▸ **WHAT YOU SHOULD DO**
Return the material exactly, first line through the line containing "from matplotlib.ticker import", and nothing more. Pictures stay out.

A block of data

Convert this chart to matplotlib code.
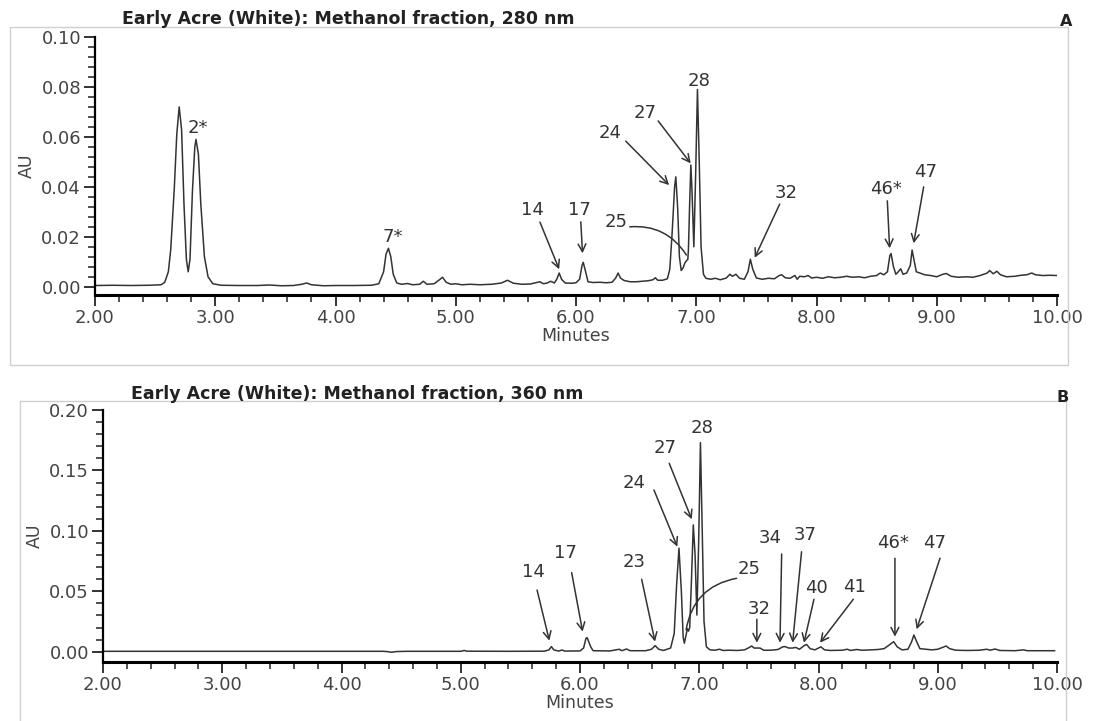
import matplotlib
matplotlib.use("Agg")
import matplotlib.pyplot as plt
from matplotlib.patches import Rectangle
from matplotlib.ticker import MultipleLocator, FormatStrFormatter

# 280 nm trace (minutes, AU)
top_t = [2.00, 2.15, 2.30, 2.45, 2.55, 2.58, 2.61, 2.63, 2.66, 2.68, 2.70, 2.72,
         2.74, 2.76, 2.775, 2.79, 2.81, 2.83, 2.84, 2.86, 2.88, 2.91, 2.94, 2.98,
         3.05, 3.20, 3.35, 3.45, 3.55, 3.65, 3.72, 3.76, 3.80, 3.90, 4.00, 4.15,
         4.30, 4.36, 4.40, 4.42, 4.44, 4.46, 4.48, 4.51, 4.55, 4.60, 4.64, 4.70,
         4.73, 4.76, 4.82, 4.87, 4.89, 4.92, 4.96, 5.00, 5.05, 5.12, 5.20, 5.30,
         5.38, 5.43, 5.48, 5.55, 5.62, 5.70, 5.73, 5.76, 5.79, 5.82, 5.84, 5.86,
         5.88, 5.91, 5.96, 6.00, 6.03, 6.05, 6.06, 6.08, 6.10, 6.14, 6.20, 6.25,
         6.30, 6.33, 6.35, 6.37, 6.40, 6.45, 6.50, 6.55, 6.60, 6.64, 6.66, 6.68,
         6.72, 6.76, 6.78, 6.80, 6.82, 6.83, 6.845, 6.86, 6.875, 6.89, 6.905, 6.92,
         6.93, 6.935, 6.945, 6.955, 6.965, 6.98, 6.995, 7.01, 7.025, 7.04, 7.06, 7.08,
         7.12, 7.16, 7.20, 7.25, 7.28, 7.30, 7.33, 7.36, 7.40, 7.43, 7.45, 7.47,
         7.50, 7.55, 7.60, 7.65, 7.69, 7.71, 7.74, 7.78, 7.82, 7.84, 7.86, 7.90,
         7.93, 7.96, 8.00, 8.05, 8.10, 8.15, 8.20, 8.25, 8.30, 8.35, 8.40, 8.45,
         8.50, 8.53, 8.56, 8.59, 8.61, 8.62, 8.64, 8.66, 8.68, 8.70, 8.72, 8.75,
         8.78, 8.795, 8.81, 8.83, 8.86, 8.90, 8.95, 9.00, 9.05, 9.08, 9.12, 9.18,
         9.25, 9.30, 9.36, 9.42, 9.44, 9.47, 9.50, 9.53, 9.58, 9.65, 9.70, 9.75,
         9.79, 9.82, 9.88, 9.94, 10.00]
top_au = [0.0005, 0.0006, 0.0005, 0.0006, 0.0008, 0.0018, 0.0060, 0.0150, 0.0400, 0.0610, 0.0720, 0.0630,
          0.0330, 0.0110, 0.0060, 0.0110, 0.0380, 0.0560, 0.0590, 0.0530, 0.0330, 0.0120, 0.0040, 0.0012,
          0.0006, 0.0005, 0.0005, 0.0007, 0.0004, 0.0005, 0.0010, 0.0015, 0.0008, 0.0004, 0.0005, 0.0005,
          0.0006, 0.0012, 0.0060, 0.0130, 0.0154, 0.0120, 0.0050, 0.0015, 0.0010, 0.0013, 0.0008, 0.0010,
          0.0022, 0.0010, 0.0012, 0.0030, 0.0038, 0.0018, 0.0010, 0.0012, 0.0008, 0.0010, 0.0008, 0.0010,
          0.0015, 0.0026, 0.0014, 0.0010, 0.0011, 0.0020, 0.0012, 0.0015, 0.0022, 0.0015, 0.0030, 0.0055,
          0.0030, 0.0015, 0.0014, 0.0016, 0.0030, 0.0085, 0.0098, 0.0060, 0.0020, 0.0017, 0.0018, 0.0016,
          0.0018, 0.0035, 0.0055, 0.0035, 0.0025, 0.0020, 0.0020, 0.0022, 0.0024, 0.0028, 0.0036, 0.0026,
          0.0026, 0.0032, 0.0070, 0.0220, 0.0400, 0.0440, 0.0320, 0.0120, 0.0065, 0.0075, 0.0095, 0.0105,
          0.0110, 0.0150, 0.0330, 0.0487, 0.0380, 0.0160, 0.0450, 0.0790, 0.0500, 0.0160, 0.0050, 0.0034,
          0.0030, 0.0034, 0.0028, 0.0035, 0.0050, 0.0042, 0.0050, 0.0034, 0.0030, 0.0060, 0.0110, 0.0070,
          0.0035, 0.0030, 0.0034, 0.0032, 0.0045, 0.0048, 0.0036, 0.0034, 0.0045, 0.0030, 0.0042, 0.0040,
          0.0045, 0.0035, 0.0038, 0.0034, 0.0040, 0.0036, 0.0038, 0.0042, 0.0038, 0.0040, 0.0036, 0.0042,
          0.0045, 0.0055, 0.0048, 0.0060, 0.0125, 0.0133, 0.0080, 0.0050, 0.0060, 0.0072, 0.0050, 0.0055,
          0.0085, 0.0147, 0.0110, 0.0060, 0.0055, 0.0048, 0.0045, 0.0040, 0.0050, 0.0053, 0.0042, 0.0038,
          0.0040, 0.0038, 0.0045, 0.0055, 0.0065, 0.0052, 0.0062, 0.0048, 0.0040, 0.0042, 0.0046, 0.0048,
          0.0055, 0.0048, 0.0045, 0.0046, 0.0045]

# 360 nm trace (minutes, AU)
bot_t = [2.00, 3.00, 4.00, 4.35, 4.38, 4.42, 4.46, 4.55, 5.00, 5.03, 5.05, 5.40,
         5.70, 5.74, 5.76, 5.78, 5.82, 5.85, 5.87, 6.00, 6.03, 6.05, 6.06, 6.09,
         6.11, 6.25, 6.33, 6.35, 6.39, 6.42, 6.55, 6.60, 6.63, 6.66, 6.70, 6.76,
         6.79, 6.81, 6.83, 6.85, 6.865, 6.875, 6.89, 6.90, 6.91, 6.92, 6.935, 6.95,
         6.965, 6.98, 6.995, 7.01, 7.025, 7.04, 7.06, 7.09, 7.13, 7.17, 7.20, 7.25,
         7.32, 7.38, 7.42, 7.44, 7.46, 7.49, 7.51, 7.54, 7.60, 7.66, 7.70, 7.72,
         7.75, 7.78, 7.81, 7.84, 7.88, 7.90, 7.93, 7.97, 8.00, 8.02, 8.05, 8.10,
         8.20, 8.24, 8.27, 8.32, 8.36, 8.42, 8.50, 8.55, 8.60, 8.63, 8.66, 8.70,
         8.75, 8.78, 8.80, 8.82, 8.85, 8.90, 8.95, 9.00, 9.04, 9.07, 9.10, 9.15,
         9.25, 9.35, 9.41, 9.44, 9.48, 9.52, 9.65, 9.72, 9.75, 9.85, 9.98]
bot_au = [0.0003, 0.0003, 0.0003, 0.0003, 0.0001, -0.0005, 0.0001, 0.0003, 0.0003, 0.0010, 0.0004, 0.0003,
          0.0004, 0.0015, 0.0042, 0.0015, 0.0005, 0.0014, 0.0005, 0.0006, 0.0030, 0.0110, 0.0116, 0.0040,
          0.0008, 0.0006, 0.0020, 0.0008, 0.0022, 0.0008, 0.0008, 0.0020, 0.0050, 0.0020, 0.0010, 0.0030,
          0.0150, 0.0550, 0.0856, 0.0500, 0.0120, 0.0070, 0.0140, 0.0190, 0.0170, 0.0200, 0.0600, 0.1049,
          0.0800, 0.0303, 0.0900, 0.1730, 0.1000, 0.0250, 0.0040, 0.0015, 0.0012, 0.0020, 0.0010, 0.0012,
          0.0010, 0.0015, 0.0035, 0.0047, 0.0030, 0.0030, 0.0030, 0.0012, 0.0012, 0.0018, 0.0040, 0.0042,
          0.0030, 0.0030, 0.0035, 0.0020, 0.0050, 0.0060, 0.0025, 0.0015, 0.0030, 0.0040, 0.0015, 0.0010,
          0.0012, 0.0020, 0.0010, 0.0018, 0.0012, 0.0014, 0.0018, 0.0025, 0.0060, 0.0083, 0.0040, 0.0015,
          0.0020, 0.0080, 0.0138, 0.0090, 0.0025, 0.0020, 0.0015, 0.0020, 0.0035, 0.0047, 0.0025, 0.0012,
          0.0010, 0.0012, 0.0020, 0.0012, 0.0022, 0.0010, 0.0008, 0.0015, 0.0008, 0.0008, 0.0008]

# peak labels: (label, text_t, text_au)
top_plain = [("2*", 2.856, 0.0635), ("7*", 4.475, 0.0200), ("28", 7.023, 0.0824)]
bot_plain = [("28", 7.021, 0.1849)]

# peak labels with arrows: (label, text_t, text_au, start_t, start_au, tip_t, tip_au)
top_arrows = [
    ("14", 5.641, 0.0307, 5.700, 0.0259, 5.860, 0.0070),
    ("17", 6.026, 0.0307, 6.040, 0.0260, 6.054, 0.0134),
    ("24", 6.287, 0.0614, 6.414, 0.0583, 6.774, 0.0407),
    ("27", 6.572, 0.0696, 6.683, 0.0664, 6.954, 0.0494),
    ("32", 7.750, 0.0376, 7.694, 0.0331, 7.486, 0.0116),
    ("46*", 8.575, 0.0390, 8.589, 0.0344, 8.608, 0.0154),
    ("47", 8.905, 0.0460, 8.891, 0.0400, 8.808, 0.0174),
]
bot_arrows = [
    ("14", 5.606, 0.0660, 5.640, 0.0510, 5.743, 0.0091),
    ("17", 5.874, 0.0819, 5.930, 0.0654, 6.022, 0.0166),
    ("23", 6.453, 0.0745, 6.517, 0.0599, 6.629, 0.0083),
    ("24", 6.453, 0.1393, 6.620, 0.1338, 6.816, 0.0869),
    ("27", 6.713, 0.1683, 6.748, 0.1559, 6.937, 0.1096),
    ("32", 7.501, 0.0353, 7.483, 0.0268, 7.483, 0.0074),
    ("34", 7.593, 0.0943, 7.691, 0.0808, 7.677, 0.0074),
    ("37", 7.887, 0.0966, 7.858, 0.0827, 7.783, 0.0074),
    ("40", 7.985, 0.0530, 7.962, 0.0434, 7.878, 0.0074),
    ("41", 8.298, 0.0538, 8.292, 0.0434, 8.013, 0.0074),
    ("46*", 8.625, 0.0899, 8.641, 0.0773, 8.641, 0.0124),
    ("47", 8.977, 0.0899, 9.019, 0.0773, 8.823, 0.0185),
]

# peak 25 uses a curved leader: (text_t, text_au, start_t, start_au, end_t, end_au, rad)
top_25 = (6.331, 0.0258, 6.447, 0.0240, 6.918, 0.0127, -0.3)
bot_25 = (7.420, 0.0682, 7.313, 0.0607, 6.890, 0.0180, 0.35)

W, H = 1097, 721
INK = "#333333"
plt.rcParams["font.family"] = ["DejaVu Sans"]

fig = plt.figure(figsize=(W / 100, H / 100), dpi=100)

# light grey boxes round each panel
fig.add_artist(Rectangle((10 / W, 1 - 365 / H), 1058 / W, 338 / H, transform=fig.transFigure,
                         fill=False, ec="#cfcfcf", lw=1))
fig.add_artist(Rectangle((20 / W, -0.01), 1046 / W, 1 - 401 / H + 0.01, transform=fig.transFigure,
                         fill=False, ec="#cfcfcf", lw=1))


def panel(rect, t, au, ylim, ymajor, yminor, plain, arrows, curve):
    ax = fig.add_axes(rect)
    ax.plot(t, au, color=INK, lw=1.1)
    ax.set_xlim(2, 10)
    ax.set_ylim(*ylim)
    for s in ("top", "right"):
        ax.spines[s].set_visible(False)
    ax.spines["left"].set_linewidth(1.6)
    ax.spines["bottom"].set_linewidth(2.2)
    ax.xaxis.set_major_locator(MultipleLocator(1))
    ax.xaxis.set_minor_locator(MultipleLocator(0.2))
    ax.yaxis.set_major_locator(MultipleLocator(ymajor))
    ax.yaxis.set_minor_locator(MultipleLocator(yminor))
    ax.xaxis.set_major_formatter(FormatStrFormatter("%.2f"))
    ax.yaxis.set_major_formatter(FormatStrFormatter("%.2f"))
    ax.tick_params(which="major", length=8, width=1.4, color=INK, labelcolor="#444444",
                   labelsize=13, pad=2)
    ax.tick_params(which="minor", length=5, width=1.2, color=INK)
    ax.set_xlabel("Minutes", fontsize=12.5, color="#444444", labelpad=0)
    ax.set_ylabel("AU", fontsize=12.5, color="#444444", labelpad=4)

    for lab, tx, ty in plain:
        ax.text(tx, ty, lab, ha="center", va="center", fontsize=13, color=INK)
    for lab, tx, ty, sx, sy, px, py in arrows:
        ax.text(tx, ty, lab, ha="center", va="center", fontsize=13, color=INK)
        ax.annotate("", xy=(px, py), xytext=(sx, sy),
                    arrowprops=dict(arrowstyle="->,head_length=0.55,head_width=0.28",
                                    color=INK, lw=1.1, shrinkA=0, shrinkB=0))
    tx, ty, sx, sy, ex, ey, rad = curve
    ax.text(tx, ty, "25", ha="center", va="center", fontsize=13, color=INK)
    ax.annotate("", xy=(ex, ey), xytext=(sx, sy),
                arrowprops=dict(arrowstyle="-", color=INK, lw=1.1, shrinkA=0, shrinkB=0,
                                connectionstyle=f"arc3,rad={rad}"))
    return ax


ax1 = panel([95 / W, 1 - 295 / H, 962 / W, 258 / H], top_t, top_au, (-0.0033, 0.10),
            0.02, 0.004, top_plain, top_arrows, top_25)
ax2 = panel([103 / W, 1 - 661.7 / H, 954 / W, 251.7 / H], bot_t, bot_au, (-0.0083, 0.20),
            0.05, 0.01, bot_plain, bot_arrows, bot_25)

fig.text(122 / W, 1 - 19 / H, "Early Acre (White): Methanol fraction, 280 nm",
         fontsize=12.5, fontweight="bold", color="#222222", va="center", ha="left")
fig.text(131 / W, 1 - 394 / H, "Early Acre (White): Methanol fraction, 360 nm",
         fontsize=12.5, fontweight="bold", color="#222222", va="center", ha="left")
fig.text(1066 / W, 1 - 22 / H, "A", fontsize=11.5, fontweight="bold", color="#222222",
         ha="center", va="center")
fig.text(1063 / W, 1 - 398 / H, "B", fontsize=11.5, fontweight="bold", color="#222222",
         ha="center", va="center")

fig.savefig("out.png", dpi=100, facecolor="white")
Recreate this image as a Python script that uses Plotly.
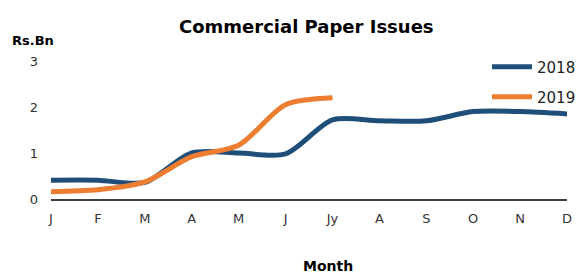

▸ **ANSWER TO THE PROBLEM**
Convert this chart to matplotlib code.
import matplotlib
matplotlib.use("Agg")
import matplotlib.pyplot as plt
from matplotlib.patches import Rectangle
from matplotlib.ticker import MultipleLocator, FormatStrFormatter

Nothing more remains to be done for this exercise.